The snow was to blame for my breakage, as predicted by Theresa. Except I wasn’t skiing; I just went down the steps when a light dusting of snow made them slick as snot. I caught myself falling backwards with my arms and the rest is history. Except I didn’t really pay attention to the injury until it got so bad I couldn’t sleep at night. (Denial – it ain’t just a river in Egypt!)
So I am getting massage to loosen tightened muscles around the joint and I received an immobilizer from my MD. When she gave it to me, she admonished me to be sure and keep moving my shoulder so it doesn’t "freeze".

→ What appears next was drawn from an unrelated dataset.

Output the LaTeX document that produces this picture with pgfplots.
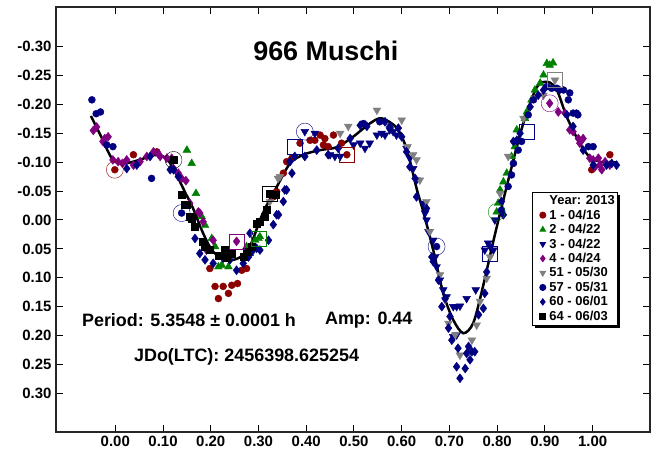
\documentclass[border=0pt]{standalone}
\usepackage{pgfplots}
\pgfplotsset{compat=1.18}
\usepackage{fontspec}
\setmainfont{Liberation Sans}
\usetikzlibrary{shadows}

\definecolor{cred}{RGB}{140,0,0}
\definecolor{cgreen}{RGB}{0,128,0}
\definecolor{cnavy}{RGB}{0,0,128}
\definecolor{cpurple}{RGB}{128,0,128}
\definecolor{cgray}{RGB}{128,128,128}

\begin{document}
\begin{tikzpicture}
\path[use as bounding box] (-56bp,-19bp) rectangle (600bp,432bp);
\begin{axis}[
scale only axis,
width=594bp,height=425bp,
xmin=-0.1242,xmax=1.1201,
ymin=-0.3687,ymax=0.3670,
y dir=reverse,
xtick={0,0.1,0.2,0.3,0.4,0.5,0.6,0.7,0.8,0.9,1.0},
xticklabels={0.00,0.10,0.20,0.30,0.40,0.50,0.60,0.70,0.80,0.90,1.00},
ytick={-0.3,-0.25,-0.2,-0.15,-0.1,-0.05,0,0.05,0.1,0.15,0.2,0.25,0.3},
yticklabels={-0.30,-0.25,-0.20,-0.15,-0.10,-0.05,0.00,0.05,0.10,0.15,0.20,0.25,0.30},
tick align=inside,
major tick length=7bp,
tick style={black,line width=1bp},
axis line style={line width=1.5bp,black!85},
ticklabel style={font=\bfseries\fontsize{15}{18}\selectfont},
yticklabel style={xshift=-1bp},
xticklabel style={yshift=-1bp},
only marks,
legend cell align=left,
legend image post style={mark size=3bp},
legend style={at={(0.801,0.565)},anchor=north west,
  font=\bfseries\fontsize{13}{15}\selectfont,
  draw=black,line width=1bp,row sep=1.2pt,column sep=2.5pt,inner sep=2pt,
  nodes={inner sep=1.2pt},
  drop shadow={shadow xshift=2.5bp,shadow yshift=-2.5bp,fill=black,opacity=1}},
]
\addlegendimage{empty legend}
\addlegendentry{Year: 2013}

% 1 - 04/16
\addplot[cred,mark=*,mark size=3.5bp] coordinates {
(-0.001,-0.087) (0.038,-0.113) (0.087,-0.118) (0.198,0.084) (0.209,0.115)
(0.226,0.115) (0.216,0.136) (0.237,0.127) (0.244,0.113) (0.256,0.110)
(0.265,0.087) (0.275,0.084) (0.331,-0.040) (0.338,-0.049) (0.352,-0.081)
(0.359,-0.101) (0.370,-0.107) (0.387,-0.133) (0.408,-0.138) (0.418,-0.138)
(0.429,-0.147) (0.439,-0.141) (0.436,-0.130) (0.446,-0.127) (0.457,-0.147)
(0.474,-0.133) (0.485,-0.113) (0.998,-0.087) (1.036,-0.113)
};
\addlegendentry{1 - 04/16}

% 2 - 04/22
\addplot[cgreen,mark=triangle*,mark size=4.5bp] coordinates {
(0.150,-0.121) (0.160,-0.098) (0.169,-0.046) (0.181,-0.006) (0.188,0.009)
(0.202,0.032) (0.209,0.046) (0.216,0.081) (0.223,0.078) (0.237,0.081)
(0.275,0.046) (0.282,0.058) (0.293,0.035) (0.300,0.032) (0.303,0.029)
(0.799,-0.014) (0.802,-0.029) (0.806,-0.052) (0.813,-0.066) (0.820,-0.081)
(0.830,-0.110) (0.837,-0.127) (0.841,-0.156) (0.858,-0.176) (0.862,-0.187)
(0.872,-0.208) (0.879,-0.225) (0.890,-0.237) (0.897,-0.251) (0.904,-0.271)
(0.910,-0.268) (0.917,-0.272)
};
\addlegendentry{2 - 04/22}

% 3 - 04/22
\addplot[cnavy,mark=triangle*,mark size=4.5bp,mark options={rotate=180}] coordinates {
(0.397,-0.153) (0.418,-0.150) (0.450,-0.113) (0.460,-0.110) (0.471,-0.110)
(0.499,-0.130) (0.513,-0.133) (0.523,-0.124) (0.533,-0.133) (0.548,-0.147)
(0.558,-0.150) (0.565,-0.147) (0.575,-0.156) (0.582,-0.153) (0.589,-0.147)
(0.610,-0.124) (0.617,-0.107) (0.624,-0.089) (0.631,-0.069) (0.645,-0.029)
(0.649,-0.012) (0.652,0.000) (0.656,0.020) (0.666,0.035) (0.670,0.064)
(0.673,0.081) (0.680,0.104) (0.687,0.121) (0.694,0.133) (0.708,0.150)
(0.715,0.150) (0.722,0.149) (0.736,0.136) (0.755,0.121) (0.774,0.052)
(0.781,0.040) (0.785,0.046) (0.792,0.052) (0.795,0.000) (0.708,0.202)
(0.715,0.199)
};
\addlegendentry{3 - 04/22}

% 4 - 04/24
\addplot[cpurple,mark=diamond*,mark size=4.5bp] coordinates {
(-0.046,-0.155) (-0.039,-0.161) (-0.026,-0.136) (-0.022,-0.141) (-0.015,-0.144)
(-0.005,-0.104) (0.006,-0.101) (0.015,-0.098) (0.024,-0.104) (0.038,-0.095)
(0.052,-0.101) (0.066,-0.110) (0.080,-0.118) (0.090,-0.115) (0.094,-0.110)
(0.108,-0.107) (0.118,-0.107) (0.122,-0.089) (0.132,-0.081) (0.139,-0.072)
(0.148,-0.068) (0.156,-0.029) (0.174,-0.014) (0.177,-0.012) (0.184,0.003)
(0.191,0.052) (0.205,0.035) (0.254,0.037) (0.910,-0.202) (0.928,-0.187)
(0.942,-0.185) (0.952,-0.156) (0.959,-0.153) (0.970,-0.141) (0.973,-0.133)
(0.980,-0.141) (0.994,-0.107) (1.001,-0.104) (1.005,-0.092) (1.012,-0.107)
(1.015,-0.095) (1.019,-0.087) (1.026,-0.101) (1.036,-0.095)
};
\addlegendentry{4 - 04/24}

% 51 - 05/30
\addplot[cgray,mark=triangle*,mark size=4.5bp,mark options={rotate=180}] coordinates {
(0.324,-0.032) (0.341,-0.072) (0.345,-0.075) (0.471,-0.150) (0.488,-0.162)
(0.548,-0.190) (0.600,-0.173) (0.612,-0.127) (0.624,-0.113) (0.631,-0.104)
(0.638,-0.069) (0.652,-0.032) (0.659,0.020) (0.680,0.095) (0.691,0.138)
(0.698,0.179) (0.712,0.199) (0.722,0.234) (0.747,0.208) (0.757,0.182)
(0.764,0.141) (0.778,0.101) (0.785,0.064) (0.806,-0.046) (0.823,-0.110)
(0.855,-0.176) (0.879,-0.211) (0.897,-0.216) (0.921,-0.242)
};
\addlegendentry{51 - 05/30}

% 57 - 05/31
\addplot[cnavy,mark=*,mark size=3.5bp] coordinates {
(-0.049,-0.208) (-0.040,-0.184) (-0.031,-0.187) (-0.018,-0.130) (-0.005,-0.127)
(0.076,-0.072) (0.139,-0.012) (0.520,-0.167) (0.554,-0.170) (0.673,0.046)
(0.809,-0.017) (0.823,-0.058) (0.830,-0.078) (0.834,-0.098) (0.844,-0.121)
(0.851,-0.136) (0.865,-0.182) (0.876,-0.208) (0.904,-0.231) (0.914,-0.228)
(0.925,-0.228) (0.931,-0.225) (0.939,-0.225) (0.949,-0.208) (0.952,-0.220)
(0.959,-0.185) (0.966,-0.185) (0.969,-0.182) (0.991,-0.127) (1.001,-0.127)
};
\addlegendentry{57 - 05/31}

% 60 - 06/01
\addplot[cnavy,mark=diamond*,mark size=4.5bp] coordinates {
(0.024,-0.089) (0.045,-0.095) (0.073,-0.110) (0.115,-0.087) (0.122,-0.087)
(0.132,-0.075) (0.167,0.032) (0.177,0.058) (0.188,0.069) (0.205,0.075)
(0.226,0.066) (0.240,0.069) (0.254,0.087) (0.268,0.075) (0.279,0.064)
(0.286,0.055) (0.282,0.023) (0.296,0.049) (0.303,0.052) (0.321,0.035)
(0.331,0.008) (0.338,-0.009) (0.342,-0.009) (0.352,-0.032) (0.355,-0.052)
(0.359,-0.052) (0.370,-0.081) (0.366,-0.101) (0.376,-0.110) (0.397,-0.110)
(0.422,-0.121) (0.446,-0.113) (0.467,-0.124) (0.492,-0.141) (0.513,-0.164)
(0.527,-0.162) (0.565,-0.170) (0.575,-0.162) (0.593,-0.159) (0.600,-0.144)
(0.610,-0.118) (0.617,-0.092) (0.628,-0.072) (0.631,-0.040) (0.652,-0.020)
(0.663,0.064) (0.666,0.072) (0.677,0.104) (0.684,0.150) (0.691,0.136)
(0.701,0.167) (0.698,0.187) (0.705,0.208) (0.718,0.222) (0.740,0.219)
(0.747,0.228) (0.736,0.231) (0.715,0.254) (0.733,0.257) (0.743,0.242)
(0.722,0.274) (0.753,0.228) (0.761,0.164) (0.771,0.153) (0.774,0.127)
(0.778,0.090) (0.809,-0.032) (0.813,-0.009) (0.834,-0.136) (0.841,-0.138)
(0.848,-0.150) (0.869,-0.196) (0.886,-0.216) (0.897,-0.225) (0.946,-0.182)
(0.959,-0.162) (0.980,-0.121) (1.001,-0.095) (1.029,-0.095) (1.040,-0.098)
(1.050,-0.095)
};
\addlegendentry{60 - 06/01}

% 64 - 06/03
\addplot[black,mark=square*,mark size=3.5bp] coordinates {
(0.122,-0.104) (0.139,-0.043) (0.146,-0.026) (0.150,-0.026) (0.156,-0.006)
(0.160,-0.003) (0.167,0.012) (0.184,0.037) (0.188,0.046) (0.198,0.052)
(0.216,0.061) (0.230,0.052) (0.233,0.066) (0.244,0.058) (0.268,0.064)
(0.275,0.055) (0.286,0.046) (0.296,0.006) (0.303,0.003) (0.314,-0.006)
(0.317,-0.017) (0.324,-0.046) (0.335,-0.043)
};
\addlegendentry{64 - 06/03}

% open circles and squares round first and last points of sessions
\addplot[cred,mark=o,mark size=8.5bp,forget plot] coordinates {(-0.001,-0.087)};
\addplot[black,mark=o,mark size=8.5bp,forget plot] coordinates {(0.122,-0.104)};
\addplot[cnavy,mark=o,mark size=8.5bp,forget plot] coordinates {(0.139,-0.012) (0.397,-0.153) (0.673,0.046)};
\addplot[cgreen,mark=o,mark size=8.5bp,forget plot] coordinates {(0.799,-0.014)};
\addplot[cpurple,mark=o,mark size=8.5bp,forget plot] coordinates {(0.910,-0.202)};
\addplot[black,mark=square,mark size=7.5bp,forget plot] coordinates {(0.324,-0.046)};
\addplot[cpurple,mark=square,mark size=7.5bp,forget plot] coordinates {(0.254,0.037)};
\addplot[cgreen,mark=square,mark size=7.5bp,forget plot] coordinates {(0.300,0.032)};
\addplot[cnavy,mark=square,mark size=7.5bp,forget plot] coordinates {(0.376,-0.127) (0.785,0.058) (0.862,-0.153)};
\addplot[cred,mark=square,mark size=7.5bp,forget plot] coordinates {(0.485,-0.113)};
\addplot[cgray,mark=square,mark size=7.5bp,forget plot] coordinates {(0.921,-0.242)};

% fitted curve
\addplot[black,line width=2.5bp,no marks,smooth,forget plot] coordinates {
(-0.051,-0.180) (-0.030,-0.145) (-0.005,-0.104) (0.020,-0.098) (0.050,-0.104)
(0.080,-0.112) (0.095,-0.112) (0.110,-0.104) (0.125,-0.084) (0.145,-0.050)
(0.163,-0.020) (0.184,0.023) (0.205,0.055) (0.234,0.069) (0.255,0.067)
(0.276,0.055) (0.290,0.030) (0.303,0.000) (0.320,-0.030) (0.338,-0.057)
(0.366,-0.098) (0.394,-0.113) (0.429,-0.121) (0.464,-0.126) (0.498,-0.144)
(0.533,-0.167) (0.558,-0.176) (0.590,-0.159) (0.611,-0.121) (0.632,-0.052)
(0.645,-0.015) (0.666,0.052) (0.687,0.127) (0.708,0.173) (0.729,0.196)
(0.750,0.178) (0.770,0.116) (0.791,0.040) (0.810,-0.025) (0.834,-0.104)
(0.855,-0.168) (0.883,-0.230) (0.906,-0.239) (0.925,-0.225) (0.946,-0.178)
(0.973,-0.133) (0.994,-0.109) (1.020,-0.100) (1.050,-0.100)
};

\node[font=\bfseries\fontsize{27}{30}\selectfont] at (axis cs:0.441,-0.293) {966 Muschi};
\node[anchor=west,font=\bfseries\fontsize{18}{20}\selectfont,inner sep=0pt] at (axis cs:-0.070,0.174) {Period: 5.3548 ± 0.0001 h};
\node[anchor=west,font=\bfseries\fontsize{18}{20}\selectfont,inner sep=0pt] at (axis cs:0.439,0.174) {Amp: 0.44};
\node[anchor=west,font=\bfseries\fontsize{18}{20}\selectfont,inner sep=0pt] at (axis cs:0.039,0.237) {JDo(LTC): 2456398.625254};
\end{axis}
\end{tikzpicture}
\end{document}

"You’re kidding, right?" I looked at her. "I’ll wear this thing at night so I don’t over rotate it, but I’m a WOMAN! I still have laundry to do, cleaning, meals to prepare, blogging and writing commitments. Believe me when I say – that will never be the problem; that I won’t move my shoulder!" Then I followed with, "Just think of what you would do in my place." A menopausal goddess herself, she laughed, "You’re right, what was I thinking? Let me rephrase that to don’t overdo."
And I’ll surely try not to. The biggest challenge, besides the immutable fact that we heal more slowly as we age, is that we feel YOUNG inside. I still feel like I could paddle a canoe through whitewater or windsurf 20 knot winds or hike through quicksand in the hot stinkin’ desert to camp at the base of a Navajo ruin. Maybe I can still do these things, but certainly not with the aplomb of my 30’s. And some things I may not need or wish to try again.
My husband was talking with one of his compadres about things his friend could no longer do and how sad that was. Dewitt rejoined with, "Yes but I look at the gnarly ski hill with the black diamond and realize with gratitude that I don’t ever have to ski those moguls again." Yep, there’s a snow white pony in there somewhere. I think I’ll name it "Acceptance."